Isaac Ibrahim Muhammad winced as he showed where the bullet had ripped through his left shoulder. Hanan Ahmed Hussein pulled her blue blanket over her head as she exposed the fresh gunshot wounds to her knee and wrist. Her one-year-old daughter Mena-zir smiled, though she too had experienced the burn of a bullet that passed through her foot.
Fatouma Moussa, 18, showed no wounds and no expression. Perhaps she was thinking of her 10,000 dinars (US$45) -- the proceeds of three months of firewood collection -- that was stolen by the Arab raiders who forced the passenger truck traveling to Menawashie to pull over on Thursday night.
"We found the Janjaweed [government-backed militias]," she said as her mother watched over her. "I was raped."
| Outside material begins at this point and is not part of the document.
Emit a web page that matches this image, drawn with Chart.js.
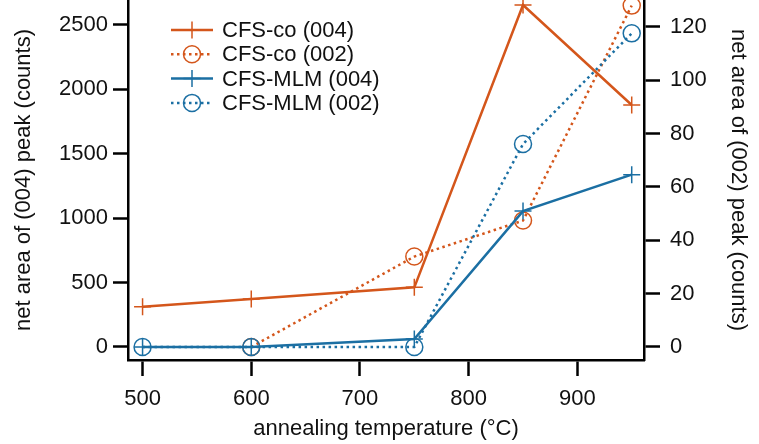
<!DOCTYPE html>
<html lang="en">
<head>
  <meta charset="UTF-8" />
  <title>Net peak area vs annealing temperature</title>
  <script src="https://cdn.jsdelivr.net/npm/chart.js"></script>
  <style>
    html, body {
      margin: 0;
      padding: 0;
      background: #ffffff;
    }
    #wrap {
      width: 759px;
      height: 444px;
    }
  </style>
</head>
<body>
  <div id="wrap"><canvas id="peakChart" width="759" height="444"></canvas></div>

  <script>
    // annealing temperatures (°C)
    const temps = [500, 600, 750, 850, 950];

    // left axis: net area of (004) peak
    const coPeak004 = [313, 373, 463, 2655, 1879];
    const mlmPeak004 = [0, 0, 62, 1055, 1338];

    // right axis: net area of (002) peak
    const coPeak002 = [null, 0, 33.9, 47.4, 128];
    const mlmPeak002 = [0, 0, 0, 76.1, 117.6];

    const seriesNames = ['CFS-co (004)', 'CFS-co (002)', 'CFS-MLM (004)', 'CFS-MLM (002)'];

    const xTicks = [500, 600, 700, 800, 900];
    const leftTicks = [0, 500, 1000, 1500, 2000, 2500];
    const rightTicks = [0, 20, 40, 60, 80, 100, 120];

    const ORANGE = '#d4561b';
    const BLUE = '#1b6fa3';
    const FONT = 'Liberation Sans, Arial, sans-serif';

    function pts(vals) {
      return temps.map((t, i) => ({ x: t, y: vals[i] }));
    }

    function fixedTicks(list) {
      return function (scale) {
        scale.ticks = list.map(v => ({ value: v }));
      };
    }

    // fixed box size, and no extra room kept for the end labels
    function boxSize(w, h) {
      return function (scale) {
        if (w) scale.width = w;
        if (h) scale.height = h;
        scale.paddingTop = 0;
        scale.paddingBottom = 0;
        scale.paddingLeft = 0;
        scale.paddingRight = 0;
      };
    }

    // legend drawn inside the plot, top left
    const insideLegend = {
      id: 'insideLegend',
      afterDraw(chart) {
        const ctx = chart.ctx;
        chart.data.datasets.forEach((ds, i) => {
          const y = 30 + i * 24.3;
          ctx.save();
          ctx.strokeStyle = ds.borderColor;
          ctx.lineWidth = ds.borderWidth;
          ctx.lineCap = 'butt';
          ctx.setLineDash(ds.borderDash || []);
          ctx.beginPath();
          ctx.moveTo(171, y);
          ctx.lineTo(213, y);
          ctx.stroke();
          ctx.setLineDash([]);
          ctx.fillStyle = 'rgba(0,0,0,0)';
          ctx.lineWidth = ds.pointBorderWidth;
          Chart.helpers.drawPoint(ctx, {
            pointStyle: ds.pointStyle,
            radius: ds.pointRadius,
            borderWidth: ds.pointBorderWidth,
            rotation: 0
          }, 192, y);
          ctx.fillStyle = '#111';
          ctx.font = '22px ' + FONT;
          ctx.textAlign = 'left';
          ctx.textBaseline = 'middle';
          ctx.fillText(ds.label, 222, y + 1);
          ctx.restore();
        });
      }
    };

    function makeSet(i, vals, color, dotted, style, axis, order) {
      return {
        label: seriesNames[i],
        data: pts(vals),
        yAxisID: axis,
        borderColor: color,
        backgroundColor: 'rgba(0,0,0,0)',
        borderWidth: 2.5,
        borderDash: dotted ? [2.5, 3.5] : [],
        pointStyle: style,
        pointRadius: 8.5,
        pointHoverRadius: 8.5,
        pointBorderWidth: 1.5,
        pointBorderColor: color,
        pointBackgroundColor: 'rgba(0,0,0,0)',
        spanGaps: false,
        tension: 0,
        clip: false,
        order: order
      };
    }

    const axisColor = '#000';
    const tickFont = { family: FONT, size: 22 };
    const titleFont = { family: FONT, size: 22 };
    const plain = v => String(v);

    new Chart(document.getElementById('peakChart').getContext('2d'), {
      type: 'line',
      data: {
        datasets: [
          makeSet(0, coPeak004, ORANGE, false, 'cross', 'y', 4),
          makeSet(1, coPeak002, ORANGE, true, 'circle', 'y1', 3),
          makeSet(2, mlmPeak004, BLUE, false, 'cross', 'y', 2),
          makeSet(3, mlmPeak002, BLUE, true, 'circle', 'y1', 1)
        ]
      },
      options: {
        responsive: false,
        animation: false,
        devicePixelRatio: 1,
        layout: { padding: 0, autoPadding: false },
        plugins: {
          legend: { display: false },
          tooltip: { enabled: false }
        },
        scales: {
          x: {
            type: 'linear',
            position: 'bottom',
            min: 486.6,
            max: 961.3,
            afterBuildTicks: fixedTicks(xTicks),
            afterFit: boxSize(0, 84),
            border: { display: true, color: axisColor, width: 2.5 },
            grid: { drawOnChartArea: false, drawTicks: true, tickLength: 16, tickWidth: 2.5, tickColor: axisColor },
            ticks: { color: '#111', font: tickFont, padding: 10, maxRotation: 0, callback: plain },
            title: {
              display: true,
              text: 'annealing temperature (°C)',
              color: '#111',
              font: titleFont,
              padding: { top: 0, bottom: 2 }
            }
          },
          y: {
            type: 'linear',
            position: 'left',
            min: -101,
            max: 2694,
            afterBuildTicks: fixedTicks(leftTicks),
            afterFit: boxSize(128, 0),
            border: { display: true, color: axisColor, width: 2.5 },
            grid: { drawOnChartArea: false, drawTicks: true, tickLength: 15, tickWidth: 2.5, tickColor: axisColor },
            ticks: { color: '#111', font: tickFont, padding: 5, callback: plain },
            title: {
              display: true,
              text: 'net area of (004) peak (counts)',
              color: '#111',
              font: titleFont,
              padding: { top: 11, bottom: 0 }
            }
          },
          y1: {
            type: 'linear',
            position: 'right',
            min: -4.875,
            max: 130.1,
            afterBuildTicks: fixedTicks(rightTicks),
            afterFit: boxSize(115, 0),
            border: { display: true, color: axisColor, width: 2.5 },
            grid: { drawOnChartArea: false, drawTicks: true, tickLength: 16, tickWidth: 2.5, tickColor: axisColor },
            ticks: { color: '#111', font: tickFont, padding: 10, callback: plain },
            title: {
              display: true,
              text: 'net area of (002) peak (counts)',
              color: '#111',
              font: titleFont,
              padding: { top: 8, bottom: 0 }
            }
          }
        }
      },
      plugins: [insideLegend]
    });
  </script>
</body>
</html>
Ten days ago in Abuja, Nigeria, the Sudanese government and the main rebel group in Darfur signed a peace agreement to end three years of fighting. A ceasefire was supposed to come into force 72 hours later.
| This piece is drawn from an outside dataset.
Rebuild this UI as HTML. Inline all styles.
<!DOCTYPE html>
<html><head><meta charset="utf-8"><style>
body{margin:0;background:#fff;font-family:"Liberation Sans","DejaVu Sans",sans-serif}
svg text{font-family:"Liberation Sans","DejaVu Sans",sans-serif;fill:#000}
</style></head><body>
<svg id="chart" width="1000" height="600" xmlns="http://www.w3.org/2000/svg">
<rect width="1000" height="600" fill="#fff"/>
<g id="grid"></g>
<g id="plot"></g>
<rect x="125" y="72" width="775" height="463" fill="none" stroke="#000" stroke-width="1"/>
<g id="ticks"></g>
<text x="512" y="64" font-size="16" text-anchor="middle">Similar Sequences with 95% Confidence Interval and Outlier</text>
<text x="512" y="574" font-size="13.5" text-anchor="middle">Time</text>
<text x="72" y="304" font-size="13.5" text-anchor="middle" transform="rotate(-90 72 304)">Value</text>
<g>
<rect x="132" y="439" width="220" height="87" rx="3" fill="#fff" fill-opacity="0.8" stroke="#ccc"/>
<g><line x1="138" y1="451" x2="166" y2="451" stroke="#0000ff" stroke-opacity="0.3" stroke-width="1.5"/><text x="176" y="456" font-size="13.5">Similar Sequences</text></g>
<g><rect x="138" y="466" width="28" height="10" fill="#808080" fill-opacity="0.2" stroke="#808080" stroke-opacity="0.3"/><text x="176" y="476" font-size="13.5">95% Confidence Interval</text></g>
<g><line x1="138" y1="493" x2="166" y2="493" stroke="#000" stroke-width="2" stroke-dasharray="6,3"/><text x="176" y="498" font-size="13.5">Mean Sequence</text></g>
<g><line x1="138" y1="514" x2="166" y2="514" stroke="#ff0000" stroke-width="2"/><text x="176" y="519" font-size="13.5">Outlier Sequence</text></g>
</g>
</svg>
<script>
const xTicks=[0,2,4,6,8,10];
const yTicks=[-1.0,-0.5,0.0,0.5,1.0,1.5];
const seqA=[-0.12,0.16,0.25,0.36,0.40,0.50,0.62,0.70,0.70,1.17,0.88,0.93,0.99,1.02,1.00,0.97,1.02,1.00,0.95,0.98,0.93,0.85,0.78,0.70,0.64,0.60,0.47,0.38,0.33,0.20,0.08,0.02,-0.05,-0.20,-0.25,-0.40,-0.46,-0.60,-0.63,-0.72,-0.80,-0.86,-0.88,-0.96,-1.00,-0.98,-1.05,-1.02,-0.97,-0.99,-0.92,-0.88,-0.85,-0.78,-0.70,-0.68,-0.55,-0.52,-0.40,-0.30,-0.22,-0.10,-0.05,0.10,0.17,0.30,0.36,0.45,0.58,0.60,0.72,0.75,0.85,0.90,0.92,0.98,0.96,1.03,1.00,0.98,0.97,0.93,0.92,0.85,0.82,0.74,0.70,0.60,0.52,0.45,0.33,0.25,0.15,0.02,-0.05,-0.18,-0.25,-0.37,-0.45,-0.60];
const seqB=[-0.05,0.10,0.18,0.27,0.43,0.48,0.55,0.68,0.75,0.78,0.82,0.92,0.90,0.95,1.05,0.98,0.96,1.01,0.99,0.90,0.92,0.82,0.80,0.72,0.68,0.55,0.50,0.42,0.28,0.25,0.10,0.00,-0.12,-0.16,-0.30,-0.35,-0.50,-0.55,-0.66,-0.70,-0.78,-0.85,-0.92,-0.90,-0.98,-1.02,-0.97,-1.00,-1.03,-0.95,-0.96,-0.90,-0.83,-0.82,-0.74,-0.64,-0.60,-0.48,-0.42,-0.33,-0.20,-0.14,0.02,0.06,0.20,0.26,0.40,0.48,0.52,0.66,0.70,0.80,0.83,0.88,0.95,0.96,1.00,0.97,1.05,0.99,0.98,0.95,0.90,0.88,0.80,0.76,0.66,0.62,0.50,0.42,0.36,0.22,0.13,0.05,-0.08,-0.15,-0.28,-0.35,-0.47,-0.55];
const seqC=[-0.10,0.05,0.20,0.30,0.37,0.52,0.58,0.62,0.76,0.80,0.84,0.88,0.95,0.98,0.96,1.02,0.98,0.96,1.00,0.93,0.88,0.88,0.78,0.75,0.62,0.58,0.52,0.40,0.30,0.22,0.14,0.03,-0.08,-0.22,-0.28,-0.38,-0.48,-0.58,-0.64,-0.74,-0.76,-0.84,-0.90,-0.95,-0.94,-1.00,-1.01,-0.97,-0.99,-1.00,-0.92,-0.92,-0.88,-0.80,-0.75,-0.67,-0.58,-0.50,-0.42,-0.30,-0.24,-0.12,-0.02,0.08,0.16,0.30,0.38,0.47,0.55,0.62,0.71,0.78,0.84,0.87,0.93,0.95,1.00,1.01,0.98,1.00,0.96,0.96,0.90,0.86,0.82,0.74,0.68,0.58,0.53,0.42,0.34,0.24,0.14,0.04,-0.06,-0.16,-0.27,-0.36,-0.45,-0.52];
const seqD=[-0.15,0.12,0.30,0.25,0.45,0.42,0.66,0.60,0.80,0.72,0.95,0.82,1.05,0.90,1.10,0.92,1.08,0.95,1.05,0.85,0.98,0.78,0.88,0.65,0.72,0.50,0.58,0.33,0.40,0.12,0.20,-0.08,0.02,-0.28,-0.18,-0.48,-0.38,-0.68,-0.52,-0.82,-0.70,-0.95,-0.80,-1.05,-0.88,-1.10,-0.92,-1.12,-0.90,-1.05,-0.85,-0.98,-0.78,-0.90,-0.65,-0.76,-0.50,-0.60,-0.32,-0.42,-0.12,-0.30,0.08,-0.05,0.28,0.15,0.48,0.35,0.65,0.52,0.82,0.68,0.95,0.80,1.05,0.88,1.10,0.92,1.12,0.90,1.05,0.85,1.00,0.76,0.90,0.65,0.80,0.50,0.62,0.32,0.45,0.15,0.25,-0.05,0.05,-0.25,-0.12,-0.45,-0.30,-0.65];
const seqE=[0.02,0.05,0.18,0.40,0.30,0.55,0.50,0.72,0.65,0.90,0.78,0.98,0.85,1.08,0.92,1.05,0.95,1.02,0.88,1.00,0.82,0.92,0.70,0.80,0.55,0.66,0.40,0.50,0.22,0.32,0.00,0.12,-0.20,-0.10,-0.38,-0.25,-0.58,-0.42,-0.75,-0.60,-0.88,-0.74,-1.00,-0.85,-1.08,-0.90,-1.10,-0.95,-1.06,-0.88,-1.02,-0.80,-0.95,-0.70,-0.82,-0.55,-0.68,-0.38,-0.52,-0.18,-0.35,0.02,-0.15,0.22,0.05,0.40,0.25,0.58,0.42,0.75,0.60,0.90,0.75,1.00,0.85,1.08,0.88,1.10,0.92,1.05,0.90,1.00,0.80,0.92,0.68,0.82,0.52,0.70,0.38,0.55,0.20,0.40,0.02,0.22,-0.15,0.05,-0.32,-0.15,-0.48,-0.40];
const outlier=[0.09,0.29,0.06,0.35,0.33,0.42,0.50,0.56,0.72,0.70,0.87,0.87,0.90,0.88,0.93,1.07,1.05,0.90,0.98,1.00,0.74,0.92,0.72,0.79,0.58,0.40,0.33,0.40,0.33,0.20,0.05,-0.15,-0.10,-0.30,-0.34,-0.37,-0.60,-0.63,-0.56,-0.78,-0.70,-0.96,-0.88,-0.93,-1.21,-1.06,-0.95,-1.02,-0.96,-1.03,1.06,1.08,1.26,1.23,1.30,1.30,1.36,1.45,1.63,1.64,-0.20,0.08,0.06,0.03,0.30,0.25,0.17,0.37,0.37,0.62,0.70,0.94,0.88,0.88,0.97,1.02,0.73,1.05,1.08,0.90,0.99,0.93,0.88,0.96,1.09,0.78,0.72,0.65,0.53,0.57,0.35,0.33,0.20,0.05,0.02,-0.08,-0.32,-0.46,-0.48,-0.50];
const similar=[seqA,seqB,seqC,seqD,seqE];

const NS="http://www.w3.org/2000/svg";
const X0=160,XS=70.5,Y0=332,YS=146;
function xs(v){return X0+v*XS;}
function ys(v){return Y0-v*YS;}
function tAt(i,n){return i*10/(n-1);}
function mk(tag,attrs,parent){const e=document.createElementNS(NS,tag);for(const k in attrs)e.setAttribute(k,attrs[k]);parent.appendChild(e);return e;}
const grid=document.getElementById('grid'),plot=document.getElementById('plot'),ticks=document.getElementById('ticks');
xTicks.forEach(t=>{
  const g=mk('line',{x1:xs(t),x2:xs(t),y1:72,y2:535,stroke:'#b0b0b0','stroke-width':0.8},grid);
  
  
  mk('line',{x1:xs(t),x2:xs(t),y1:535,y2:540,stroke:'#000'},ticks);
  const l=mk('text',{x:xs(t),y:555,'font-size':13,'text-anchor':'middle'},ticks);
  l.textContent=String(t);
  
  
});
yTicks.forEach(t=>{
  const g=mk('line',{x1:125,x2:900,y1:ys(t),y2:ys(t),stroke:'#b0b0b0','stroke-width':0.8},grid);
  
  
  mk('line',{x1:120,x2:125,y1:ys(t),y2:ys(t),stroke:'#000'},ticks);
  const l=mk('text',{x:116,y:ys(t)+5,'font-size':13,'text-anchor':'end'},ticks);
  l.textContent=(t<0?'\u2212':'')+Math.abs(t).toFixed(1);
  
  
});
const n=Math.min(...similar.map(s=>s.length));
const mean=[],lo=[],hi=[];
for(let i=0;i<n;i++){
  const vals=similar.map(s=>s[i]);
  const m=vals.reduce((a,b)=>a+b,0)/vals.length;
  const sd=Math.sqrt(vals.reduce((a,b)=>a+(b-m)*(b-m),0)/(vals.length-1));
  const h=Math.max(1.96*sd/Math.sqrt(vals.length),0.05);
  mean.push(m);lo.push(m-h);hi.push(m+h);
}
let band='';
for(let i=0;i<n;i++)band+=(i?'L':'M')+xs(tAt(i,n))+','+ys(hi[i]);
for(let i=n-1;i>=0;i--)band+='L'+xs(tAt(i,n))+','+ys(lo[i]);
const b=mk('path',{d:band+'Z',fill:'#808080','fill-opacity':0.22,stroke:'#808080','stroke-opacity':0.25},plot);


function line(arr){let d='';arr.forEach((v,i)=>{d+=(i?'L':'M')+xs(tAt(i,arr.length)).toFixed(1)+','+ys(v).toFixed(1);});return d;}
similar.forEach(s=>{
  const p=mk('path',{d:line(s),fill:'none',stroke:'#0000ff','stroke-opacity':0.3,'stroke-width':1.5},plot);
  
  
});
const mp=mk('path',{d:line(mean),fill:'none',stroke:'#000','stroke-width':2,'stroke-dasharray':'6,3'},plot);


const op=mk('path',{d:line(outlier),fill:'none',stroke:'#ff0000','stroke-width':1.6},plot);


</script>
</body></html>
The deal, brokered by the African Union and international mediators, was hailed as a breakthrough -- a significant step toward peace and ending the world's worst humanitarian crisis.
But little has changed on the ground in Darfur. African Union observers continue to chronicle tales of death and destruction. Rebel fighters and government soldiers eye each other nervously across the frontlines. Bandits attack with impunity.
Even a trip along the main road between El Fasher and Nyala, a rare strip of asphalt that slices through the desert and links the capitals of north and south Darfur, is fraught with danger.
Fatouma and 50 other passengers who had piled into a creaking open-top lorry set off from the market town of Shangil Tobayi, where she had gone to sell her firewood, at 5pm on Thursday.
An hour into the journey, raiders fired into the air to try to force them to stop but the lorry sped on past. At the ghost town of Amar Jadid, long since emptied of its inhabitants, the gunmen were more ruthless.
According to Mustapha Abu Ahmed Said, three men with machine guns blocked the road and fired at the truck's tires. They shot Muhammad, the driver. Hussein, her baby daughter and three other people were also hit.
Everybody was forced off the truck and ordered into the scrub bush, where nine other armed men were waiting.
"They told us that we were slaves and that they would finish us," said Hussein Ahmed Abdullah, who, like all the passengers, was robbed of his money and possessions. He and others said that the raiders then took 15 women aside and raped them.
An African Union military observer, who took careful notes from the eyewitnesses gathered next to the road that cuts through Menawashie, asked what the raiders looked like.
"They wore muftis and military uniforms," said Abdullah. "They were Arabs. They were Janjaweed," the tribal militias armed by the government and blamed for many of the worst atrocities in Darfur.